Actualités 1 minute 25 mars 2020

Le quotidien des chefs confinés : Michel Troisgros

Contraints par les ordres de confinement, les chefs, habitués à vivre à toute allure, se retrouvent au chômage technique. Nous leur avons demandé comment ils occupaient leur temps libre. Aujourd’hui, Michel Troisgros, chef du Bois sans Feuilles, à Ouches.

"On hiberne, comme les escargots pendant les jours froids. On jardine un peu, à tour de rôle, pour ne pas se croiser : on se fait des signes de loin pour se passer le relais ! Il va falloir s'y habituer, on n'a pas le choix. Pour éviter de propager le virus, la fermeture des restaurants était indispensable. Notre métier consiste à accueillir, à recevoir à table, c'est incompatible avec la circulation d'un tel virus. On pense au risque pour nous, pour nos clients. Avant même que le décret gouvernemental tombe, on avait pris la décision de fermer. Psychologiquement, on avait un petit coup d'avance.

On sous-estime peut-être encore ce virus. J'ai le sentiment personnel d'être encore un peu naïf, un peu léger avec ça. Il y a un contraste saisissant entre ce qu'on nous impose d'être, avec cette menace latente, et ce qu'on voit dehors, le fleurissement magnifique de notre campagne sous nos yeux. C'est presque indécent, décalé, c'est très curieux.

“Toujours plus de voyages, toujours plus de biens, de consommation... On peut voir cette épidémie comme un signal de nous calmer un peu.”

Cette situation est tellement inédite qu'elle est difficile à décrire. D'un point de vue économique, l'impact va dépendre de la durée de confinement et de la façon dont le gouvernement va épauler les entreprises. Nous, entrepreneurs, on peut tenir quelque temps. Certains, les plus petits, auront davantage besoin d'aide que d'autres. Je pense en particulier aux producteurs, maraîchers, pêcheurs, bouchers, commerçants, charcutiers… Comment se passera la reprise ensuite ? Je n'en sais rien du tout. On s'adaptera. J'ai lu que les grandes surfaces commençaient à manquer de produits importés, qu'ils se tournent déjà vers les ressources du territoire. Est-ce que c'est pas quelque chose qui peut s'installer pour de bon ? C'est une note d'espoir.

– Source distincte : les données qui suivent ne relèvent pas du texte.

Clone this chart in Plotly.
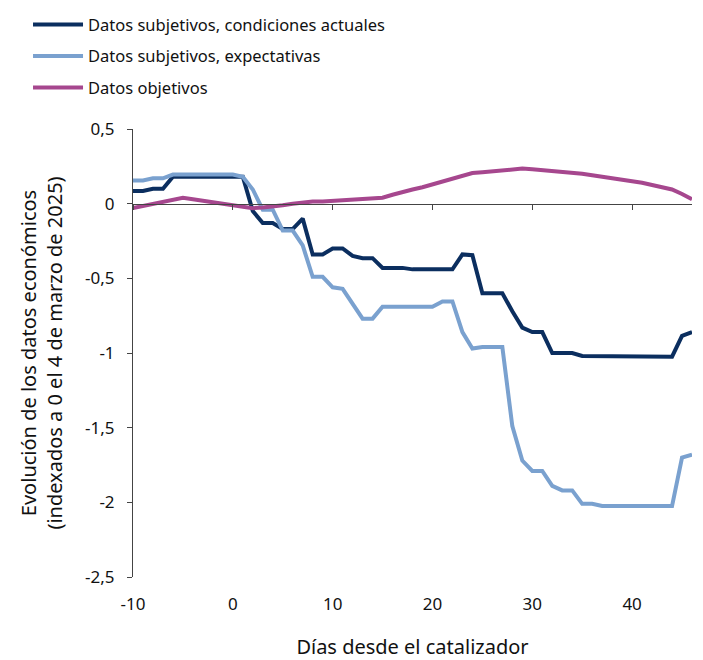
import plotly.graph_objects as go

days = list(range(-10, 47))

condiciones = [0.085, 0.085, 0.10, 0.10, 0.18, 0.18, 0.18, 0.18, 0.18, 0.18, 0.18,
               0.18, -0.05, -0.13, -0.13, -0.17, -0.17, -0.10, -0.34, -0.34, -0.30,
               -0.30, -0.35, -0.365, -0.365, -0.43, -0.43, -0.43, -0.44, -0.44, -0.44,
               -0.44, -0.44, -0.34, -0.345, -0.60, -0.60, -0.60, -0.72, -0.83, -0.86,
               -0.86, -1.0, -1.0, -1.0, -1.02, -1.02, -1.025, -1.025, -1.025, -1.025,
               -1.025, -1.025, -1.025, -1.025, -0.885, -0.86]

expectativas = [0.155, 0.155, 0.17, 0.17, 0.195, 0.195, 0.195, 0.195, 0.195, 0.195, 0.195,
                0.18, 0.095, -0.04, -0.04, -0.18, -0.18, -0.28, -0.49, -0.49, -0.56,
                -0.57, -0.67, -0.77, -0.77, -0.69, -0.69, -0.69, -0.69, -0.69, -0.69,
                -0.655, -0.655, -0.86, -0.97, -0.96, -0.96, -0.96, -1.49, -1.72, -1.79,
                -1.79, -1.89, -1.92, -1.92, -2.01, -2.01, -2.025, -2.025, -2.025, -2.025,
                -2.025, -2.025, -2.025, -2.025, -1.70, -1.68]

objetivos = [-0.03, -0.015, 0.0, 0.015, 0.03, 0.04, 0.03, 0.02, 0.01, 0.0, -0.01,
             -0.02, -0.03, -0.025, -0.02, -0.01, 0.0, 0.01, 0.015, 0.015, 0.02,
             0.02, 0.025, 0.03, 0.035, 0.04, 0.06, 0.08, 0.095, 0.11, 0.13,
             0.15, 0.17, 0.19, 0.205, 0.21, 0.215, 0.22, 0.23, 0.235, 0.23,
             0.225, 0.22, 0.215, 0.21, 0.2, 0.19, 0.18, 0.17, 0.16, 0.155,
             0.14, 0.125, 0.11, 0.095, 0.065, 0.03]

series_names = ["Datos subjetivos, condiciones actuales",
                "Datos subjetivos, expectativas",
                "Datos objetivos"]
colors = ["#0b2e5f", "#7aa1cf", "#a6478e"]

y_tickvals = [0.5, 0, -0.5, -1, -1.5, -2, -2.5]
y_ticktext = ["0,5", "0", "-0,5", "-1", "-1,5", "-2", "-2,5"]
x_tickvals = [-10, 0, 10, 20, 30, 40]
x_ticktext = ["-10", "0", "10", "20", "30", "40"]

FONT = "Noto Sans"
fig = go.Figure()
for name, vals, col, grp in zip(series_names, [condiciones, expectativas, objetivos], colors, ["a", "b", "c"]):
    fig.add_trace(go.Scatter(x=days, y=vals, mode="lines", name=name,
                             line=dict(color=col, width=4), legendgroup=grp))

# helper trace for the axis line drawn at y = 0
fig.add_trace(go.Scatter(x=days, y=objetivos, mode="lines", xaxis="x2", showlegend=False,
                         line=dict(width=0), opacity=0, hoverinfo="skip"))

fig.update_layout(
    template="none",
    width=703, height=660,
    margin=dict(l=133, r=11, t=129, b=83, autoexpand=False),
    plot_bgcolor="white", paper_bgcolor="white",
    font=dict(family=FONT, size=17, color="#111111"),
    showlegend=True,
    legend=dict(x=-0.1878, y=1.2717, xanchor="left", yanchor="top", tracegroupgap=7,
                font=dict(size=16.5), itemwidth=50, bgcolor="rgba(0,0,0,0)"),
    xaxis=dict(range=[-10, 46], tickvals=x_tickvals, ticktext=x_ticktext,
               showline=False, ticks="", showgrid=False, zeroline=False,
               automargin=False, ticklabelstandoff=15,
               title=dict(text="Días desde el catalizador", standoff=36)),
    xaxis2=dict(range=[-10, 46], overlaying="x", anchor="free", position=5/6,
                showline=True, linecolor="#444444", linewidth=1, ticks="outside",
                ticklen=5, tickcolor="#444444", tickvals=x_tickvals, showticklabels=False,
                showgrid=False, zeroline=False, side="bottom", automargin=False),
    yaxis=dict(range=[-2.5, 0.5], tickvals=y_tickvals, ticktext=y_ticktext,
               showline=True, linecolor="#444444", linewidth=1, ticks="outside",
               ticklen=5, tickcolor="#444444", showgrid=False, zeroline=False,
               automargin=False, ticklabelstandoff=9,
               title=dict(text="Evolución de los datos económicos<br>(indexados a 0 el 4 de marzo de 2025)",
                          standoff=17)),
)

fig.write_html("out.html", config={"displayModeBar": False},
               post_script="document.body.style.margin='0';")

Ça fait quelques années qu'on sent un malaise latent. Quelque chose qui ne tourne pas rond sur la planète. Est-ce qu'on a pris des mauvais chemins, les uns et les autres ? L'excès de tout est peut-être un mal dont il faut guérir. Toujours plus de voyages, toujours plus de biens, de consommation... On peut voir cette épidémie comme un signal de nous calmer un peu. Est-ce qu'on va retomber dans ces travers aussitôt le virus passé ? En tout cas ça nous oblige à y réfléchir. Si tout cela peut nous aider à être un peu moins égoïstes, un peu plus modestes, ce sera un bienfait".

Michel Troisgros est le chef du restaurant Troisgros - Le Bois sans Feuilles, à Ouches.